▶ [JOB]:
Extract everything from the first line through the line with "const gridPos = d3.range(0.5, 13, 1);", both ends included, except for any pictures.

▶ [SUPPLIED DATA]:
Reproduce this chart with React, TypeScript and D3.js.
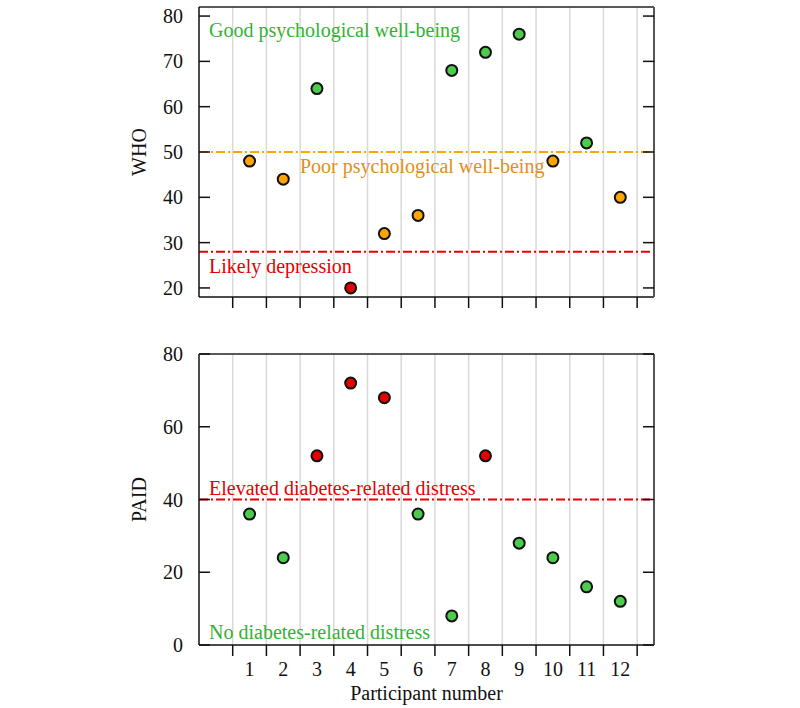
import * as d3 from 'd3';
import React from 'react';

const participants = [1, 2, 3, 4, 5, 6, 7, 8, 9, 10, 11, 12];
const whoScores = [48, 44, 64, 20, 32, 36, 68, 72, 76, 48, 52, 40];
const paidScores = [36, 24, 52, 72, 68, 36, 8, 52, 28, 24, 16, 12];
const whoTicks = [20, 30, 40, 50, 60, 70, 80];
const paidTicks = [0, 20, 40, 60, 80];

const GREEN = '#4ccb4c';
const ORANGE = '#ffa500';
const RED = '#e60000';
const FONT = 'Liberation Serif, DejaVu Serif, serif';
const DASH = '9,3,2,3';
const FS = 20;

const W = 800, H = 708;
const left = 199, right = 654;

const x = d3.scaleLinear().domain([-0.5, 13]).range([left, right]);
const gridPos = d3.range(0.5, 13, 1);

const Panel = ({ top, bottom, domain, ticks, values, label, color, lines, notes, showXLabels }) => {
  const y = d3.scaleLinear().domain(domain).range([bottom, top]);
  const midY = (top + bottom) / 2;
  return (
    <g>
      {gridPos.map(g => (
        <line key={'g' + g} x1={x(g)} x2={x(g)} y1={top} y2={bottom} stroke="#d9d9d9" strokeWidth={1.5} />
      ))}
      {lines.map(l => (
        <line key={'l' + l.v} x1={left} x2={right} y1={y(l.v)} y2={y(l.v)}
          stroke={l.c} strokeWidth={2} strokeDasharray={DASH} />
      ))}
      {notes.map(n => (
        <text key={n.t} x={n.x} y={n.y} fill={n.c} fontSize={FS} fontFamily={FONT}>{n.t}</text>
      ))}
      {/* frame */}
      <line x1={left} x2={right} y1={top} y2={top} stroke="#222" strokeWidth={1.5} />
      <line x1={left} x2={right} y1={bottom} y2={bottom} stroke="#111" strokeWidth={1.5} />
      <line x1={left} x2={left} y1={top} y2={bottom} stroke="#111" strokeWidth={1.5} />
      <line x1={right} x2={right} y1={top} y2={bottom} stroke="#555" strokeWidth={2} />
      {ticks.map(t => (
        <g key={'t' + t}>
          <line x1={left} x2={left + 11} y1={y(t)} y2={y(t)} stroke="#111" strokeWidth={1.5} />
          <line x1={right - 11} x2={right} y1={y(t)} y2={y(t)} stroke="#111" strokeWidth={1.5} />
          <text x={left - 16} y={y(t)} dy="0.35em" textAnchor="end" fontSize={FS} fontFamily={FONT} fill="#111">{t}</text>
        </g>
      ))}
      {gridPos.map(g => (
        <line key={'xt' + g} x1={x(g)} x2={x(g)} y1={bottom} y2={bottom + 11} stroke="#111" strokeWidth={1.5} />
      ))}
      {showXLabels && participants.map(p => (
        <text key={'xl' + p} x={x(p)} y={bottom + 31} textAnchor="middle" fontSize={FS} fontFamily={FONT} fill="#111">{p}</text>
      ))}
      {values.map((v, i) => (
        <circle key={'p' + i} cx={x(participants[i])} cy={y(v)} r={5.5} fill={color(v)} stroke="#111" strokeWidth={2} />
      ))}
      <text transform={`translate(${146},${midY}) rotate(-90)`} textAnchor="middle" fontSize={FS} fontFamily={FONT} fill="#111">{label}</text>
    </g>
  );
};

export default function App() {
  return (
    <svg width={W} height={H} style={{ display: 'block', position: 'absolute', left: 0, top: 0, background: '#fff' }}>
      <Panel top={7} bottom={297} domain={[18, 82]} ticks={whoTicks} values={whoScores} label="WHO"
        color={v => (v >= 50 ? GREEN : v > 28 ? ORANGE : RED)}
        lines={[{ v: 50, c: ORANGE }, { v: 28, c: RED }]}
        notes={[
          { t: 'Good psychological well-being', x: 209, y: 37, c: '#33b233' },
          { t: 'Poor psychological well-being', x: 300, y: 173, c: '#e0901a' },
          { t: 'Likely depression', x: 209, y: 273, c: RED },
        ]}
        showXLabels={false} />
      <Panel top={354} bottom={645} domain={[0, 80]} ticks={paidTicks} values={paidScores} label="PAID"
        color={v => (v > 40 ? RED : GREEN)}
        lines={[{ v: 40, c: RED }]}
        notes={[
          { t: 'Elevated diabetes-related distress', x: 209, y: 495, c: RED },
          { t: 'No diabetes-related distress', x: 209, y: 639, c: '#33b233' },
        ]}
        showXLabels={true} />
      <text x={(left + right) / 2} y={700} textAnchor="middle" fontSize={FS} fontFamily={FONT} fill="#111">Participant number</text>
    </svg>
  );
}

▶ [EXERCISE OUTPUT]:
Reproduce this chart with React, TypeScript and D3.js.
import * as d3 from 'd3';
import React from 'react';

const participants = [1, 2, 3, 4, 5, 6, 7, 8, 9, 10, 11, 12];
const whoScores = [48, 44, 64, 20, 32, 36, 68, 72, 76, 48, 52, 40];
const paidScores = [36, 24, 52, 72, 68, 36, 8, 52, 28, 24, 16, 12];
const whoTicks = [20, 30, 40, 50, 60, 70, 80];
const paidTicks = [0, 20, 40, 60, 80];

const GREEN = '#4ccb4c';
const ORANGE = '#ffa500';
const RED = '#e60000';
const FONT = 'Liberation Serif, DejaVu Serif, serif';
const DASH = '9,3,2,3';
const FS = 20;

const W = 800, H = 708;
const left = 199, right = 654;

const x = d3.scaleLinear().domain([-0.5, 13]).range([left, right]);
const gridPos = d3.range(0.5, 13, 1);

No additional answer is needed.